Kikumura concerned factual findings made in support of an upwards
departure from the mandatory Guidelines range. 918 F.2d at 1097–98. The Staten
court characterized the “reliance on disputed facts [in Kikumura as] discretionary
rather than mandatory.” 466 F.3d at 719. And it’s true that even when the
Guidelines were mandatory, district judges had discretion to depart upwards. But
the Staten court missed the point: What was mandatory was not the departure, but
the Guidelines range itself.
13 That the guidelines were mandatory was the basis for the clear and
convincing evidence rule. Here’s why: In a case like Kikumura, the district court
had to sentence the defendant within the Guidelines range, except if it departed
upwards. So the factual findings underlying the upward departure were the only
thing standing between a mandatory, lower Guidelines-range sentence and the
higher, departed sentence. Without those factual findings, the district court would
have had to choose a sentence within the Guidelines range. It is in that sense that
the Guidelines were mandatory.
Now that the Guidelines are advisory, district courts have discretion to
sentence anywhere within the entire statutory range, full stop.

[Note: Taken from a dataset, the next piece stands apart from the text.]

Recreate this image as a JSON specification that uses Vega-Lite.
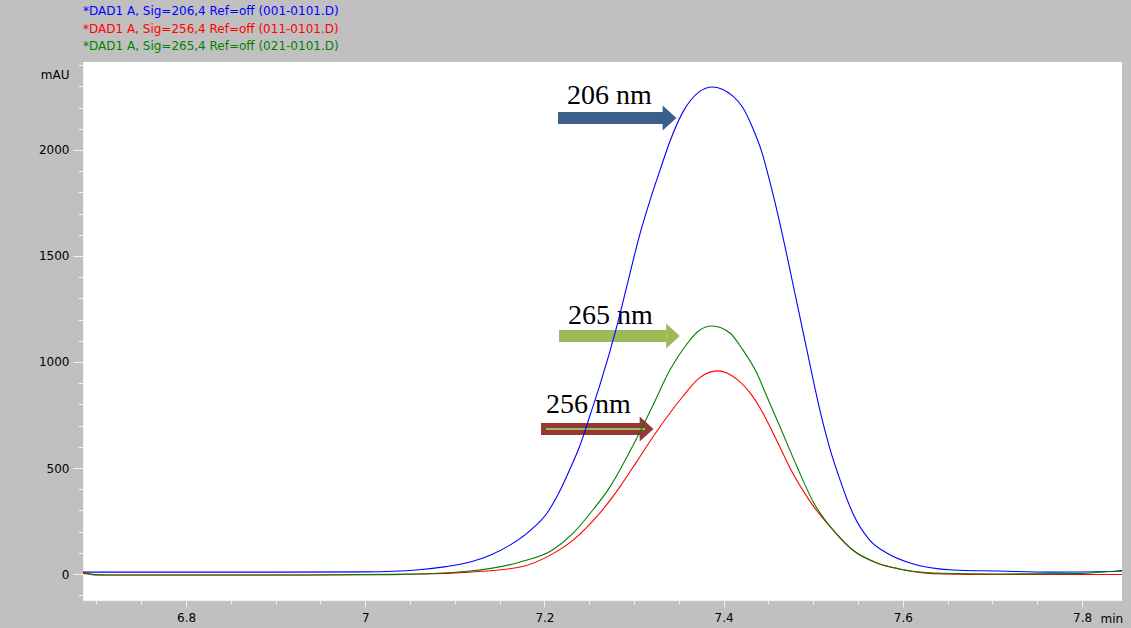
{
  "$schema": "https://vega.github.io/schema/vega-lite/v6.json",
  "width": 1039,
  "height": 538,
  "autosize": {"type": "none"},
  "padding": {"left": 83, "top": 62, "right": 9, "bottom": 28},
  "background": "#c0c0c0",
  "config": {"view": {"fill": "white", "stroke": null}, "font": "DejaVu Sans"},
  "datasets": {
    "curves": [
      {"s": "206", "t": 6.685, "v": 9}, {"s": "206", "t": 6.9, "v": 9}, {"s": "206", "t": 7.0, "v": 10},
      {"s": "206", "t": 7.06, "v": 20}, {"s": "206", "t": 7.09, "v": 35}, {"s": "206", "t": 7.12, "v": 60},
      {"s": "206", "t": 7.14, "v": 90}, {"s": "206", "t": 7.161, "v": 135}, {"s": "206", "t": 7.184, "v": 205},
      {"s": "206", "t": 7.203, "v": 288},
      {"s": "206", "t": 7.217, "v": 390}, {"s": "206", "t": 7.228, "v": 491}, {"s": "206", "t": 7.239, "v": 599},
      {"s": "206", "t": 7.251, "v": 750}, {"s": "206", "t": 7.262, "v": 893}, {"s": "206", "t": 7.281, "v": 1172},
      {"s": "206", "t": 7.295, "v": 1410}, {"s": "206", "t": 7.306, "v": 1595}, {"s": "206", "t": 7.318, "v": 1765},
      {"s": "206", "t": 7.329, "v": 1905}, {"s": "206", "t": 7.340, "v": 2040}, {"s": "206", "t": 7.354, "v": 2175},
      {"s": "206", "t": 7.373, "v": 2275}, {"s": "206", "t": 7.387, "v": 2297}, {"s": "206", "t": 7.410, "v": 2255},
      {"s": "206", "t": 7.421, "v": 2203}, {"s": "206", "t": 7.432, "v": 2108}, {"s": "206", "t": 7.443, "v": 1985},
      {"s": "206", "t": 7.451, "v": 1860}, {"s": "206", "t": 7.463, "v": 1650}, {"s": "206", "t": 7.470, "v": 1515},
      {"s": "206", "t": 7.477, "v": 1375}, {"s": "206", "t": 7.485, "v": 1215}, {"s": "206", "t": 7.493, "v": 1055},
      {"s": "206", "t": 7.502, "v": 875}, {"s": "206", "t": 7.507, "v": 780}, {"s": "206", "t": 7.518, "v": 600},
      {"s": "206", "t": 7.530, "v": 443}, {"s": "206", "t": 7.544, "v": 288}, {"s": "206", "t": 7.563, "v": 160},
      {"s": "206", "t": 7.582, "v": 99}, {"s": "206", "t": 7.608, "v": 52}, {"s": "206", "t": 7.656, "v": 19},
      {"s": "206", "t": 7.708, "v": 14}, {"s": "206", "t": 7.764, "v": 9}, {"s": "206", "t": 7.836, "v": 12},
      {"s": "206", "t": 7.8446, "v": 16},
      {"s": "256", "t": 6.685, "v": 9}, {"s": "256", "t": 6.70, "v": -5}, {"s": "256", "t": 6.93, "v": -5},
      {"s": "256", "t": 7.06, "v": 0}, {"s": "256", "t": 7.117, "v": 9}, {"s": "256", "t": 7.173, "v": 33},
      {"s": "256", "t": 7.209, "v": 95}, {"s": "256", "t": 7.232, "v": 160}, {"s": "256", "t": 7.262, "v": 288},
      {"s": "256", "t": 7.284, "v": 410}, {"s": "256", "t": 7.303, "v": 530}, {"s": "256", "t": 7.321, "v": 646},
      {"s": "256", "t": 7.354, "v": 835}, {"s": "256", "t": 7.373, "v": 925}, {"s": "256", "t": 7.393, "v": 958},
      {"s": "256", "t": 7.415, "v": 918}, {"s": "256", "t": 7.432, "v": 840}, {"s": "256", "t": 7.440, "v": 788},
      {"s": "256", "t": 7.459, "v": 632}, {"s": "256", "t": 7.477, "v": 476}, {"s": "256", "t": 7.496, "v": 345},
      {"s": "256", "t": 7.522, "v": 208}, {"s": "256", "t": 7.544, "v": 113}, {"s": "256", "t": 7.571, "v": 52},
      {"s": "256", "t": 7.596, "v": 24}, {"s": "256", "t": 7.633, "v": 2}, {"s": "256", "t": 7.708, "v": -2},
      {"s": "256", "t": 7.8446, "v": -2},
      {"s": "265", "t": 6.685, "v": 3}, {"s": "265", "t": 6.71, "v": -5}, {"s": "265", "t": 6.95, "v": -5},
      {"s": "265", "t": 7.03, "v": -3}, {"s": "265", "t": 7.117, "v": 14}, {"s": "265", "t": 7.173, "v": 57},
      {"s": "265", "t": 7.209, "v": 113}, {"s": "265", "t": 7.232, "v": 193}, {"s": "265", "t": 7.254, "v": 302},
      {"s": "265", "t": 7.273, "v": 410}, {"s": "265", "t": 7.292, "v": 552}, {"s": "265", "t": 7.306, "v": 665},
      {"s": "265", "t": 7.321, "v": 795}, {"s": "265", "t": 7.340, "v": 962}, {"s": "265", "t": 7.359, "v": 1085},
      {"s": "265", "t": 7.373, "v": 1150}, {"s": "265", "t": 7.387, "v": 1170}, {"s": "265", "t": 7.407, "v": 1137},
      {"s": "265", "t": 7.421, "v": 1060}, {"s": "265", "t": 7.437, "v": 948}, {"s": "265", "t": 7.448, "v": 840},
      {"s": "265", "t": 7.463, "v": 693}, {"s": "265", "t": 7.482, "v": 505}, {"s": "265", "t": 7.500, "v": 340},
      {"s": "265", "t": 7.522, "v": 208}, {"s": "265", "t": 7.544, "v": 113}, {"s": "265", "t": 7.571, "v": 52},
      {"s": "265", "t": 7.596, "v": 24}, {"s": "265", "t": 7.633, "v": 5}, {"s": "265", "t": 7.708, "v": 0},
      {"s": "265", "t": 7.797, "v": 2}, {"s": "265", "t": 7.83, "v": 12}, {"s": "265", "t": 7.8446, "v": 14}
    ],
    "arrows": [
      {"label": "206 nm", "t1": 7.2152, "t2": 7.3324, "th": 7.3396, "v": 2151, "tt": 7.2252, "tv": 2217},
      {"label": "265 nm", "t1": 7.2163, "t2": 7.3357, "th": 7.3435, "v": 1123, "tt": 7.2263, "tv": 1179},
      {"label": "256 nm", "t1": 7.1962, "t2": 7.3067, "th": 7.3140, "v": 684, "tt": 7.2018, "tv": 759, "g1": 7.2018, "g2": 7.3123}
    ]
  },
  "layer": [
    {
      "data": {"name": "arrows"},
      "mark": {"type": "rule", "strokeWidth": 12, "strokeCap": "butt"},
      "encoding": {
        "x": {"field": "t1", "type": "quantitative",
          "scale": {"domain": [6.685, 7.8446], "nice": false, "zero": false},
          "axis": {"orient": "bottom", "values": [6.7, 6.75, 6.85, 6.9, 6.95, 7.05, 7.1, 7.15, 7.25, 7.3, 7.35, 7.45, 7.5, 7.55, 7.65, 7.7, 7.75],
            "labels": false, "domain": false, "grid": false, "title": null, "tickSize": 4, "tickColor": "#f2f2f2"}},
        "x2": {"field": "t2"},
        "y": {"field": "v", "type": "quantitative",
          "scale": {"domain": [-122.6, 2415], "nice": false, "zero": false},
          "axis": {"orient": "left", "values": [-100, 100, 200, 300, 400, 600, 700, 800, 900, 1100, 1200, 1300, 1400, 1600, 1700, 1800, 1900, 2100, 2200, 2300, 2400],
            "labels": false, "domain": false, "grid": false, "title": null, "tickSize": 5, "tickColor": "#f2f2f2"}},
        "color": {"field": "label", "type": "nominal",
          "scale": {"domain": ["206 nm", "265 nm", "256 nm"], "range": ["#3a5f8b", "#9bbb59", "#953735"]}, "legend": null}
      }
    },
    {
      "data": {"name": "arrows"},
      "mark": {"type": "point", "shape": "M -0.55 -1 L 0.55 0 L -0.55 1 Z", "size": 625, "filled": true, "opacity": 1, "strokeWidth": 0},
      "encoding": {
        "x": {"field": "th", "type": "quantitative", "axis": null},
        "y": {"field": "v", "type": "quantitative", "axis": null},
        "color": {"field": "label", "type": "nominal",
          "scale": {"domain": ["206 nm", "265 nm", "256 nm"], "range": ["#3a5f8b", "#9bbb59", "#953735"]}, "legend": null}
      }
    },
    {
      "data": {"name": "arrows"},
      "transform": [{"filter": "datum.label == '256 nm'"}],
      "mark": {"type": "rule", "strokeWidth": 2, "color": "#9bbb59"},
      "encoding": {
        "x": {"field": "g1", "type": "quantitative", "axis": null},
        "x2": {"field": "g2"},
        "y": {"field": "v", "type": "quantitative", "axis": null}
      }
    },
    {
      "data": {"name": "arrows"},
      "mark": {"type": "text", "font": "Liberation Serif", "fontSize": 28, "align": "left", "baseline": "alphabetic", "color": "black"},
      "encoding": {
        "x": {"field": "tt", "type": "quantitative", "axis": null},
        "y": {"field": "tv", "type": "quantitative", "axis": null},
        "text": {"field": "label"}
      }
    },
    {
      "data": {"name": "curves"},
      "mark": {"type": "line", "strokeWidth": 1.1, "clip": true, "interpolate": "monotone"},
      "encoding": {
        "x": {"field": "t", "type": "quantitative",
          "axis": {"orient": "bottom", "values": [6.8, 7, 7.2, 7.4, 7.6, 7.8], "format": "~g",
            "title": "min", "titleX": 1017, "titleY": 18, "titleAlign": "left", "titleBaseline": "middle",
            "titleFont": "DejaVu Sans", "titleFontSize": 12, "titleFontWeight": "normal", "titleColor": "black",
            "labelFont": "DejaVu Sans", "labelFontSize": 12, "labelColor": "black", "labelPadding": 5, "labelFlush": false, "labelOverlap": false,
            "tickSize": 7, "tickColor": "#f2f2f2", "domainColor": "#f2f2f2", "grid": false}},
        "y": {"field": "v", "type": "quantitative",
          "axis": {"orient": "left", "values": [0, 500, 1000, 1500, 2000], "format": "d",
            "title": "mAU", "titleAngle": 0, "titleX": -14, "titleY": 12, "titleAlign": "right", "titleBaseline": "middle",
            "titleFont": "DejaVu Sans", "titleFontSize": 12, "titleFontWeight": "normal", "titleColor": "black",
            "labelFont": "DejaVu Sans", "labelFontSize": 12, "labelColor": "black", "labelPadding": 4, "labelFlush": false, "labelOverlap": false,
            "tickSize": 10, "tickColor": "#f2f2f2", "domainColor": "#f2f2f2", "grid": false}},
        "color": {"field": "s", "type": "nominal",
          "scale": {"domain": ["206", "256", "265"], "range": ["#0000ff", "#ff0000", "#008000"]},
          "legend": {"orient": "none", "legendX": -12, "legendY": -57, "title": null, "direction": "vertical",
            "symbolSize": 0, "symbolOpacity": 0, "symbolStrokeWidth": 0, "symbolType": "circle",
            "labelOffset": 0, "labelFont": "DejaVu Sans", "labelFontSize": 12, "labelLimit": 0, "padding": 0, "rowPadding": 5.5,
            "labelExpr": "datum.label == '206' ? '*DAD1 A, Sig=206,4 Ref=off (001-0101.D)' : datum.label == '256' ? '*DAD1 A, Sig=256,4 Ref=off (011-0101.D)' : '*DAD1 A, Sig=265,4 Ref=off (021-0101.D)'",
            "labelColor": {"expr": "datum.value == '206' ? '#0000ff' : datum.value == '256' ? '#ff0000' : '#008000'"}}}
      }
    }
  ],
  "resolve": {"axis": {"x": "independent", "y": "independent"}, "scale": {"color": "independent"}}
}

And “facts found at
sentencing merely inform the judge’s discretion; they do not increase the
maximum sentence to which a defendant is otherwise exposed.” Villareal-
Amarillas, 562 F.3d at 898. Accordingly, factual findings at sentencing cannot
logically lead to a sentence that is “extremely disproportionate” relative to the
mandatory sentence that would be imposed absent the factual finding, Staten, 466
F.3d at 717, because there is no longer any mandatory Guideline sentence at
all. Rather, the only “mandatory” range remaining after Booker is the statutory
range. As long as the ultimate sentence falls within that range and meets all other
requirements, a district court could sentence well beyond the Guidelines range
without making any additional factual findings. The reasoning of the clear and
14 convincing evidence rule rested on the mandatory nature of the Guidelines: That’s
why every other circuit got rid of the rule once the Guidelines became advisory.
We should follow suit, en banc if necessary.